WORK REQUIRED:
Repeat each line of the material below exactly as it appears, minus any pictures.

COLLECTED MATERIAL:
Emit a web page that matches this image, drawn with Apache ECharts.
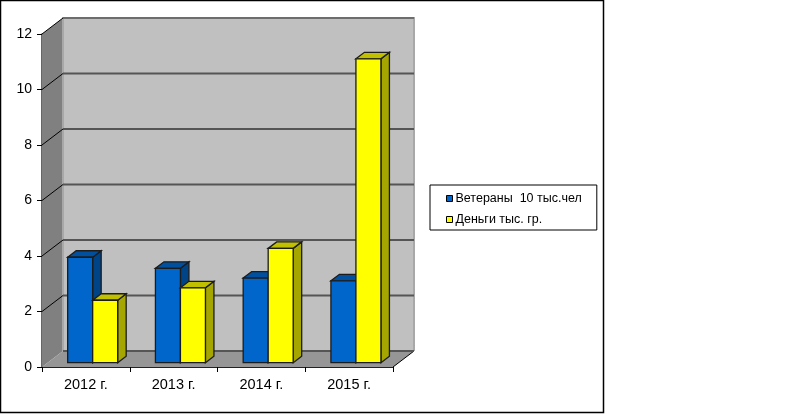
<!DOCTYPE html>
<html>
<head>
<meta charset="utf-8">
<script src="https://cdn.jsdelivr.net/npm/echarts@6/dist/echarts.min.js"></script>
<style>
  html, body { margin: 0; padding: 0; background: #fff; }
  #chart { width: 800px; height: 414px; }
</style>
</head>
<body>
<div id="chart"></div>
<script>
var categories = ['2012 г.', '2013 г.', '2014 г.', '2015 г.'];
var veterans = [3.8, 3.4, 3.05, 2.95];
var money = [2.25, 2.7, 4.12, 10.95];
var yTicks = [0, 2, 4, 6, 8, 10, 12];
var veteransName = 'Ветераны  10 тыс.чел';
var moneyName = 'Деньги тыс. гр.';

var chart = echarts.init(document.getElementById('chart'));

// depth of the fake 3d box and of the bars, in px
var wallDx = 21, wallDy = -16;
var barDx = 8.5, barDy = -6.5;
var barInsetX = 6.8, barInsetY = -4.3;
var barWidth = 25;

function renderWalls(params, api) {
  var v = api.value(0);
  var cs = params.coordSys;
  var x0 = cs.x, x1 = cs.x + cs.width;
  var y0 = cs.y + cs.height, y1 = cs.y;
  var y = api.coord([0, v])[1];
  var children = [];
  if (params.dataIndex === 0) {
    children.push({
      type: 'polygon',
      shape: { points: [[x0 + wallDx, y1 + wallDy], [x1 + wallDx, y1 + wallDy], [x1 + wallDx, y0 + wallDy], [x0 + wallDx, y0 + wallDy]] },
      style: { fill: '#c0c0c0', stroke: null }
    });
    children.push({
      type: 'polygon',
      shape: { points: [[x0, y1], [x0 + wallDx, y1 + wallDy], [x0 + wallDx, y0 + wallDy], [x0, y0]] },
      style: { fill: '#808080', stroke: null }
    });
    children.push({
      type: 'polygon',
      shape: { points: [[x0, y0], [x0 + wallDx, y0 + wallDy], [x1 + wallDx, y0 + wallDy], [x1, y0]] },
      style: { fill: '#969696', stroke: null }
    });
    children.push({
      type: 'polyline',
      shape: { points: [[x0 + wallDx, y0 + wallDy], [x0 + wallDx, y1 + wallDy], [x1 + wallDx, y1 + wallDy], [x1 + wallDx, y0 + wallDy]] },
      style: { fill: null, stroke: '#a8a8a8', lineWidth: 2 }
    });
    children.push({
      type: 'line',
      shape: { x1: x1, y1: y0, x2: x1 + wallDx, y2: y0 + wallDy },
      style: { stroke: '#000', lineWidth: 1 }
    });
  }
  // grid line on the side wall and on the back wall
  if (v > 0) {
    children.push({
      type: 'line',
      shape: { x1: x0, y1: y, x2: x0 + wallDx, y2: y + wallDy },
      style: { stroke: '#000', lineWidth: 1 }
    });
  }
  children.push({
    type: 'line',
    shape: { x1: x0 + wallDx, y1: y + wallDy, x2: x1 + wallDx, y2: y + wallDy },
    style: { stroke: v === 12 ? '#333' : '#555', lineWidth: v === 12 ? 1 : 2 }
  });
  return { type: 'group', children: children };
}

function barRenderer(offset, front, top, side) {
  return function (params, api) {
    var p0 = api.coord([api.value(0), 0]);
    var p1 = api.coord([api.value(0), api.value(1)]);
    var xl = p0[0] + barInsetX + offset * barWidth;
    var xr = xl + barWidth;
    var yb = p0[1] + barInsetY;
    var yt = p1[1] + barInsetY;
    var edge = { stroke: '#1c1c1c', lineWidth: 1.3 };
    return {
      type: 'group',
      children: [
        {
          type: 'polygon',
          shape: { points: [[xr, yb], [xr + barDx, yb + barDy], [xr + barDx, yt + barDy], [xr, yt]] },
          style: { fill: side, stroke: edge.stroke, lineWidth: edge.lineWidth }
        },
        {
          type: 'polygon',
          shape: { points: [[xl, yt], [xl + barDx, yt + barDy], [xr + barDx, yt + barDy], [xr, yt]] },
          style: { fill: top, stroke: edge.stroke, lineWidth: edge.lineWidth }
        },
        {
          type: 'rect',
          shape: { x: xl, y: yt, width: barWidth, height: yb - yt },
          style: { fill: front, stroke: edge.stroke, lineWidth: edge.lineWidth }
        }
      ]
    };
  };
}

function toPoints(values) {
  return values.map(function (v, i) { return [i, v]; });
}

var option = {
  animation: false,
  backgroundColor: '#ffffff',
  textStyle: { fontFamily: '"Liberation Sans", Arial, sans-serif', color: '#000' },
  graphic: [{
    type: 'rect',
    silent: true,
    z: -10,
    shape: { x: 0.5, y: 0.5, width: 603, height: 412 },
    style: { fill: '#fff', stroke: '#000', lineWidth: 1.5 }
  }],
  legend: {
    orient: 'vertical',
    left: 430,
    top: 185,
    padding: [7, 15, 4, 16],
    itemGap: 8,
    itemWidth: 6,
    itemHeight: 6,
    borderColor: '#000',
    borderWidth: 1,
    icon: 'rect',
    data: [veteransName, moneyName],
    itemStyle: { borderColor: '#000', borderWidth: 1 },
    textStyle: { fontSize: 12.5, color: '#000', padding: [0, 0, 0, -2], fontFamily: '"Liberation Sans", Arial, sans-serif' }
  },
  grid: { left: 42, right: 407, top: 34, bottom: 47 },
  xAxis: {
    type: 'category',
    data: categories,
    boundaryGap: true,
    axisLine: { lineStyle: { color: '#222', width: 1 } },
    axisTick: { show: true, alignWithLabel: false, length: 5, lineStyle: { color: '#000' } },
    axisLabel: { fontSize: 14.5, color: '#000', margin: 10 }
  },
  yAxis: {
    type: 'value',
    min: 0,
    max: 12,
    interval: 2,
    axisLine: { show: true, lineStyle: { color: '#333', width: 1.5 } },
    axisTick: { show: true, length: 5, lineStyle: { color: '#000' } },
    axisLabel: { fontSize: 14, color: '#000', margin: 10 },
    splitLine: { show: false }
  },
  series: [
    {
      type: 'custom',
      name: 'walls',
      silent: true,
      z: 1,
      renderItem: renderWalls,
      data: yTicks.map(function (v) { return [v]; }),
      encode: { y: 0 }
    },
    {
      type: 'custom',
      name: veteransName,
      z: 2,
      itemStyle: { color: '#0066cc' },
      renderItem: barRenderer(-1, '#0066cc', '#00509f', '#004488'),
      data: toPoints(veterans),
      encode: { x: 0, y: 1 }
    },
    {
      type: 'custom',
      name: moneyName,
      z: 3,
      itemStyle: { color: '#ffff00' },
      renderItem: barRenderer(0, '#ffff00', '#c0c000', '#a6a600'),
      data: toPoints(money),
      encode: { x: 0, y: 1 }
    }
  ]
};
chart.setOption(option);
</script>
</body>
</html>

FINAL RESULT:
Emit a web page that matches this image, drawn with Apache ECharts.
<!DOCTYPE html>
<html>
<head>
<meta charset="utf-8">
<script src="https://cdn.jsdelivr.net/npm/echarts@6/dist/echarts.min.js"></script>
<style>
  html, body { margin: 0; padding: 0; background: #fff; }
  #chart { width: 800px; height: 414px; }
</style>
</head>
<body>
<div id="chart"></div>
<script>
var categories = ['2012 г.', '2013 г.', '2014 г.', '2015 г.'];
var veterans = [3.8, 3.4, 3.05, 2.95];
var money = [2.25, 2.7, 4.12, 10.95];
var yTicks = [0, 2, 4, 6, 8, 10, 12];
var veteransName = 'Ветераны  10 тыс.чел';
var moneyName = 'Деньги тыс. гр.';

var chart = echarts.init(document.getElementById('chart'));

// depth of the fake 3d box and of the bars, in px
var wallDx = 21, wallDy = -16;
var barDx = 8.5, barDy = -6.5;
var barInsetX = 6.8, barInsetY = -4.3;
var barWidth = 25;

function renderWalls(params, api) {
  var v = api.value(0);
  var cs = params.coordSys;
  var x0 = cs.x, x1 = cs.x + cs.width;
  var y0 = cs.y + cs.height, y1 = cs.y;
  var y = api.coord([0, v])[1];
  var children = [];
  if (params.dataIndex === 0) {
    children.push({
      type: 'polygon',
      shape: { points: [[x0 + wallDx, y1 + wallDy], [x1 + wallDx, y1 + wallDy], [x1 + wallDx, y0 + wallDy], [x0 + wallDx, y0 + wallDy]] },
      style: { fill: '#c0c0c0', stroke: null }
    });
    children.push({
      type: 'polygon',
      shape: { points: [[x0, y1], [x0 + wallDx, y1 + wallDy], [x0 + wallDx, y0 + wallDy], [x0, y0]] },
      style: { fill: '#808080', stroke: null }
    });
    children.push({
      type: 'polygon',
      shape: { points: [[x0, y0], [x0 + wallDx, y0 + wallDy], [x1 + wallDx, y0 + wallDy], [x1, y0]] },
      style: { fill: '#969696', stroke: null }
    });
    children.push({
      type: 'polyline',
      shape: { points: [[x0 + wallDx, y0 + wallDy], [x0 + wallDx, y1 + wallDy], [x1 + wallDx, y1 + wallDy], [x1 + wallDx, y0 + wallDy]] },
      style: { fill: null, stroke: '#a8a8a8', lineWidth: 2 }
    });
    children.push({
      type: 'line',
      shape: { x1: x1, y1: y0, x2: x1 + wallDx, y2: y0 + wallDy },
      style: { stroke: '#000', lineWidth: 1 }
    });
  }
  // grid line on the side wall and on the back wall
  if (v > 0) {
    children.push({
      type: 'line',
      shape: { x1: x0, y1: y, x2: x0 + wallDx, y2: y + wallDy },
      style: { stroke: '#000', lineWidth: 1 }
    });
  }
  children.push({
    type: 'line',
    shape: { x1: x0 + wallDx, y1: y + wallDy, x2: x1 + wallDx, y2: y + wallDy },
    style: { stroke: v === 12 ? '#333' : '#555', lineWidth: v === 12 ? 1 : 2 }
  });
  return { type: 'group', children: children };
}

function barRenderer(offset, front, top, side) {
  return function (params, api) {
    var p0 = api.coord([api.value(0), 0]);
    var p1 = api.coord([api.value(0), api.value(1)]);
    var xl = p0[0] + barInsetX + offset * barWidth;
    var xr = xl + barWidth;
    var yb = p0[1] + barInsetY;
    var yt = p1[1] + barInsetY;
    var edge = { stroke: '#1c1c1c', lineWidth: 1.3 };
    return {
      type: 'group',
      children: [
        {
          type: 'polygon',
          shape: { points: [[xr, yb], [xr + barDx, yb + barDy], [xr + barDx, yt + barDy], [xr, yt]] },
          style: { fill: side, stroke: edge.stroke, lineWidth: edge.lineWidth }
        },
        {
          type: 'polygon',
          shape: { points: [[xl, yt], [xl + barDx, yt + barDy], [xr + barDx, yt + barDy], [xr, yt]] },
          style: { fill: top, stroke: edge.stroke, lineWidth: edge.lineWidth }
        },
        {
          type: 'rect',
          shape: { x: xl, y: yt, width: barWidth, height: yb - yt },
          style: { fill: front, stroke: edge.stroke, lineWidth: edge.lineWidth }
        }
      ]
    };
  };
}

function toPoints(values) {
  return values.map(function (v, i) { return [i, v]; });
}

var option = {
  animation: false,
  backgroundColor: '#ffffff',
  textStyle: { fontFamily: '"Liberation Sans", Arial, sans-serif', color: '#000' },
  graphic: [{
    type: 'rect',
    silent: true,
    z: -10,
    shape: { x: 0.5, y: 0.5, width: 603, height: 412 },
    style: { fill: '#fff', stroke: '#000', lineWidth: 1.5 }
  }],
  legend: {
    orient: 'vertical',
    left: 430,
    top: 185,
    padding: [7, 15, 4, 16],
    itemGap: 8,
    itemWidth: 6,
    itemHeight: 6,
    borderColor: '#000',
    borderWidth: 1,
    icon: 'rect',
    data: [veteransName, moneyName],
    itemStyle: { borderColor: '#000', borderWidth: 1 },
    textStyle: { fontSize: 12.5, color: '#000', padding: [0, 0, 0, -2], fontFamily: '"Liberation Sans", Arial, sans-serif' }
  },
  grid: { left: 42, right: 407, top: 34, bottom: 47 },
  xAxis: {
    type: 'category',
    data: categories,
    boundaryGap: true,
    axisLine: { lineStyle: { color: '#222', width: 1 } },
    axisTick: { show: true, alignWithLabel: false, length: 5, lineStyle: { color: '#000' } },
    axisLabel: { fontSize: 14.5, color: '#000', margin: 10 }
  },
  yAxis: {
    type: 'value',
    min: 0,
    max: 12,
    interval: 2,
    axisLine: { show: true, lineStyle: { color: '#333', width: 1.5 } },
    axisTick: { show: true, length: 5, lineStyle: { color: '#000' } },
    axisLabel: { fontSize: 14, color: '#000', margin: 10 },
    splitLine: { show: false }
  },
  series: [
    {
      type: 'custom',
      name: 'walls',
      silent: true,
      z: 1,
      renderItem: renderWalls,
      data: yTicks.map(function (v) { return [v]; }),
      encode: { y: 0 }
    },
    {
      type: 'custom',
      name: veteransName,
      z: 2,
      itemStyle: { color: '#0066cc' },
      renderItem: barRenderer(-1, '#0066cc', '#00509f', '#004488'),
      data: toPoints(veterans),
      encode: { x: 0, y: 1 }
    },
    {
      type: 'custom',
      name: moneyName,
      z: 3,
      itemStyle: { color: '#ffff00' },
      renderItem: barRenderer(0, '#ffff00', '#c0c000', '#a6a600'),
      data: toPoints(money),
      encode: { x: 0, y: 1 }
    }
  ]
};
chart.setOption(option);
</script>
</body>
</html>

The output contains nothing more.